[Job] Extract the lines of the material below, beginning with the first and ending with the line that holds "d3.select('#chart').attr('width', W).attr('height', H);". Skip every picture.

[Data excerpts]
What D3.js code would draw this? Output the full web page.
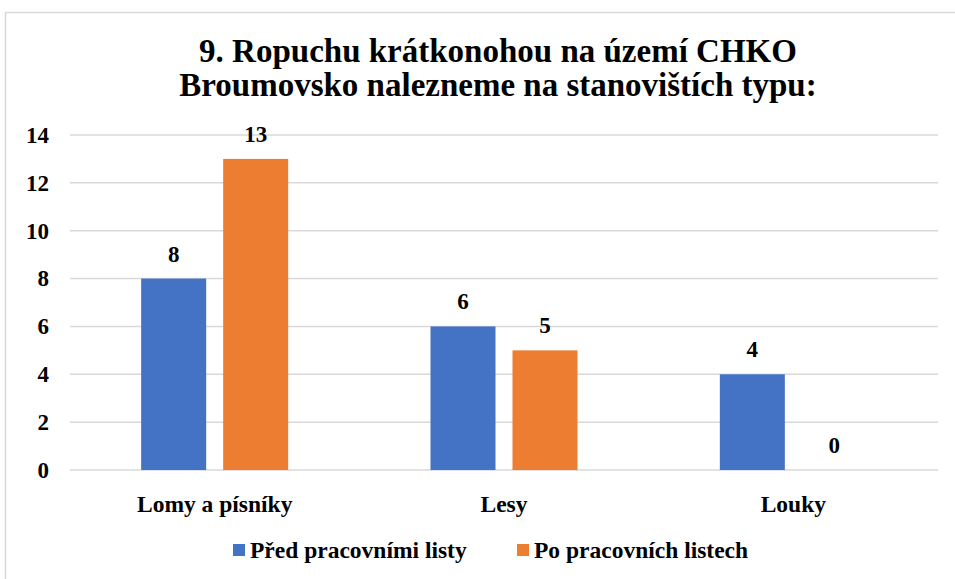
<!DOCTYPE html>
<html>
<head>
<meta charset="utf-8">
<script src="https://cdn.jsdelivr.net/npm/d3@7"></script>
<style>
  body { margin: 0; background: #fff; }
</style>
</head>
<body>
<svg id="chart"></svg>
<script>
const categories = ['Lomy a písníky', 'Lesy', 'Louky'];
const seriesNames = ['Před pracovními listy', 'Po pracovních listech'];
const before = [8, 6, 4];
const after = [13, 5, 0];
const yTicks = [0, 2, 4, 6, 8, 10, 12, 14];
const colors = ['#4472C4', '#ED7D31'];

const FONT = "'Liberation Serif', Tinos, 'Times New Roman', Times, 'DejaVu Serif', serif";

const W = 955, H = 579;
const margin = { top: 135, right: 17, bottom: 109, left: 70 };
const width = W - margin.left - margin.right;
const height = H - margin.top - margin.bottom;

const svg = d3.select('#chart').attr('width', W).attr('height', H);

// outer frame
svg.append('rect')
  .attr('x', 5.5).attr('y', 12.5)
  .attr('width', W).attr('height', H)
  .attr('fill', 'none').attr('stroke', '#d9d9d9').attr('stroke-width', 1.5);

svg.append('text')
  .attr('x', 498).attr('text-anchor', 'middle')
  .style('font-family', FONT).style('font-weight', 'bold')
  .attr('font-size', 33)
  .selectAll('tspan')
  .data(['9. Ropuchu krátkonohou na území CHKO', 'Broumovsko nalezneme na stanovištích typu:'])
  .enter().append('tspan')
  .attr('x', 498)
  .attr('y', (d, i) => 62 + i * 34)
  .text(d => d);

const g = svg.append('g').attr('transform', `translate(${margin.left},${margin.top})`);

const x0 = d3.scaleBand().domain(categories).range([0, width]);
const groupW = 147;
const x1 = d3.scaleBand().domain(seriesNames)
  .range([(x0.bandwidth() - groupW) / 2, (x0.bandwidth() + groupW) / 2])
  .paddingInner(17 / 82);

const y = d3.scaleLinear().domain([0, 14]).range([height, 0]);

// gridlines
g.append('g')
  .selectAll('line')
  .data(yTicks)
  .enter().append('line')
  .attr('x1', 0).attr('x2', width)
  .attr('y1', d => y(d)).attr('y2', d => y(d))
  .attr('stroke', '#d9d9d9').attr('stroke-width', 1.5);

const yAxis = g.append('g').call(d3.axisLeft(y).tickValues(yTicks).tickSize(0).tickPadding(21));
yAxis.select('.domain').remove();
yAxis.selectAll('text')
  .style('font-family', FONT).style('font-weight', 'bold')
  .attr('font-size', 23)
  .attr('fill', '#000');

const xAxis = g.append('g')
  .attr('transform', `translate(0,${height})`)
  .call(d3.axisBottom(x0).tickSize(0).tickPadding(25));
xAxis.select('.domain').remove();
xAxis.selectAll('text')
  .style('font-family', FONT).style('font-weight', 'bold')
  .attr('font-size', 23.5)
  .attr('fill', '#000');

const rows = categories.map((c, i) => ({ cat: c, vals: [before[i], after[i]] }));

const groups = g.selectAll('.grp')
  .data(rows)
  .enter().append('g')
  .attr('class', 'grp')
  .attr('transform', d => `translate(${x0(d.cat)},0)`);

const items = groups.selectAll('.item')
  .data(d => d.vals.map((v, j) => ({ s: seriesNames[j], v: v, j: j })))
  .enter();

items.append('rect')
  .attr('x', d => x1(d.s))
  .attr('y', d => y(d.v))
  .attr('width', x1.bandwidth())
  .attr('height', d => height - y(d.v))
  .attr('fill', d => colors[d.j]);

items.append('text')
  .attr('x', d => x1(d.s) + x1.bandwidth() / 2)
  .attr('y', d => y(d.v) - 17)
  .attr('text-anchor', 'middle')
  .style('font-family', FONT).style('font-weight', 'bold')
  .attr('font-size', 23)
  .text(d => d.v);

// legend
const legendX = [233, 517];
seriesNames.forEach((s, i) => {
  svg.append('rect')
    .attr('x', legendX[i]).attr('y', 544)
    .attr('width', 12).attr('height', 12)
    .attr('fill', colors[i]);
  svg.append('text')
    .attr('x', legendX[i] + 17).attr('y', 558)
    .style('font-family', FONT).style('font-weight', 'bold')
    .attr('font-size', 23.5)
    .text(s);
});
</script>
</body>
</html>
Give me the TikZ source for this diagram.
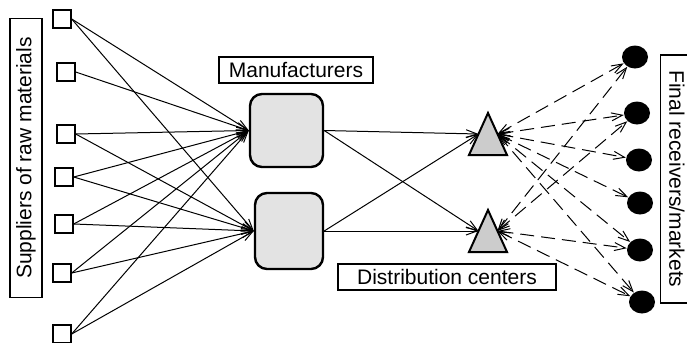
\documentclass[tikz,border=0pt]{standalone}
\usepackage{fontspec}
\setmainfont{Liberation Sans}
\usetikzlibrary{arrows.meta,shapes.geometric,calc}

\tikzset{
  supplier/.style={draw, line width=1pt, minimum size=8.7pt, inner sep=0pt, fill=white},
  maker/.style={draw, line width=1.2pt, rounded corners=6pt, fill=gray!22, inner sep=0pt},
  dcbox/.style={minimum width=19pt, minimum height=21pt, inner sep=0pt, outer sep=0pt},
  dcshape/.style={draw, line width=1pt, fill=gray!40},
  market/.style={ellipse, fill=black, minimum width=13pt, minimum height=11.5pt, inner sep=0pt},
  tagbox/.style={draw, line width=0.6pt, inner sep=0pt, minimum height=13pt},
  tip/.tip={Straight Barb[length=5.5pt,width=4pt]},
  flow/.style={line width=0.5pt, -tip},
  backflow/.style={line width=0.5pt, dash pattern=on 7pt off 3.5pt, tip-tip},
}

\begin{document}
\begin{tikzpicture}[x=0.5pt, y=-0.5pt, font=\fontsize{10.5}{12}\selectfont]
\useasboundingbox (0,0) rectangle (687,343);
\clip (0,0) rectangle (687,343);

% suppliers of raw materials
\node[supplier] (S1) at (62,19) {};
\node[supplier] (S2) at (66,72) {};
\node[supplier] (S3) at (66,134) {};
\node[supplier] (S4) at (64,177) {};
\node[supplier] (S5) at (64,224) {};
\node[supplier] (S6) at (62,273) {};
\node[supplier] (S7) at (62,334) {};

% manufacturers
\node[maker, minimum width=36.5pt, minimum height=36.5pt] (M1) at (286.5,130.5) {};
\node[maker, minimum width=34pt, minimum height=38pt] (M2) at (289,231) {};

% distribution centers (triangles)
\node[dcbox] (T1) at (488,134) {};
\node[dcbox] (T2) at (488,231) {};
\draw[dcshape] (T1.south west) -- (T1.north) -- (T1.south east) -- cycle;
\draw[dcshape] (T2.south west) -- (T2.north) -- (T2.south east) -- cycle;
\coordinate (T1in)  at ($(T1.north)!0.5!(T1.south west)$);
\coordinate (T1out) at ($(T1.north)!0.5!(T1.south east)$);
\coordinate (T2in)  at ($(T2.north)!0.5!(T2.south west)$);
\coordinate (T2out) at ($(T2.north)!0.5!(T2.south east)$);

% final receivers / markets
\node[market] (C1) at (635,57) {};
\node[market] (C2) at (637,113) {};
\node[market] (C3) at (639,160) {};
\node[market] (C4) at (640,203) {};
\node[market] (C5) at (640,250) {};
\node[market] (C6) at (642,302) {};

% captions
\node[tagbox, minimum width=77pt] (LM) at (296,70) {Manufacturers};
\node[tagbox, minimum width=109pt] (LD) at (447,277) {Distribution centers};
\node[tagbox, rotate=90, minimum width=139.5pt, minimum height=16pt] (LS) at (26,158) {Suppliers of raw materials};
\node[tagbox, rotate=-90, minimum width=124pt, minimum height=16.5pt] (LF) at (677,179) {Final receivers/markets};

% material flows: suppliers to manufacturers
\foreach \s in {1,...,7} \draw[flow] (S\s.east) -- (M1.west);
\foreach \s in {1,3,4,5,6,7} \draw[flow] (S\s.east) -- (M2.west);

% manufacturers to distribution centers
\draw[flow] (M1.east) -- (T1in);
\draw[flow] (M1.east) -- (T2in);
\draw[flow] (M2.east) -- (T1in);
\draw[flow] (M2.east) -- (T2in);

% two-way flows between distribution centers and markets
\foreach \c in {1,...,6} \draw[backflow] (T1out) -- (C\c);
\foreach \c in {1,2,5,6} \draw[backflow] (T2out) -- (C\c);
\end{tikzpicture}
\end{document}
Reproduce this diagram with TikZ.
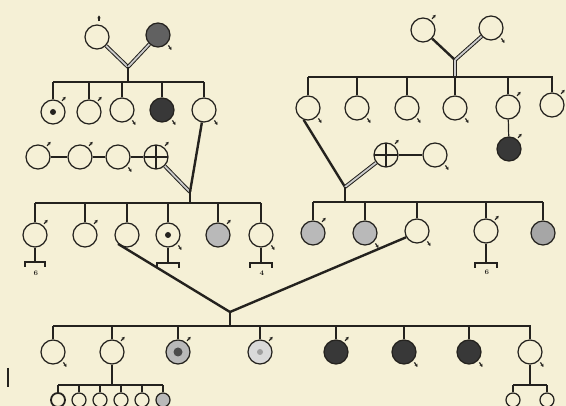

[Response to this task]
What D3.js code would draw this? Output the full web page.
<!DOCTYPE html>
<html>
<head>
<meta charset="utf-8">
<script src="https://cdn.jsdelivr.net/npm/d3@7"></script>
<style>
  body { margin: 0; background: #fff; }
</style>
</head>
<body>
<svg id="chart"></svg>
<script>
const categories = ['Lomy a písníky', 'Lesy', 'Louky'];
const seriesNames = ['Před pracovními listy', 'Po pracovních listech'];
const before = [8, 6, 4];
const after = [13, 5, 0];
const yTicks = [0, 2, 4, 6, 8, 10, 12, 14];
const colors = ['#4472C4', '#ED7D31'];

const FONT = "'Liberation Serif', Tinos, 'Times New Roman', Times, 'DejaVu Serif', serif";

const W = 955, H = 579;
const margin = { top: 135, right: 17, bottom: 109, left: 70 };
const width = W - margin.left - margin.right;
const height = H - margin.top - margin.bottom;

const svg = d3.select('#chart').attr('width', W).attr('height', H);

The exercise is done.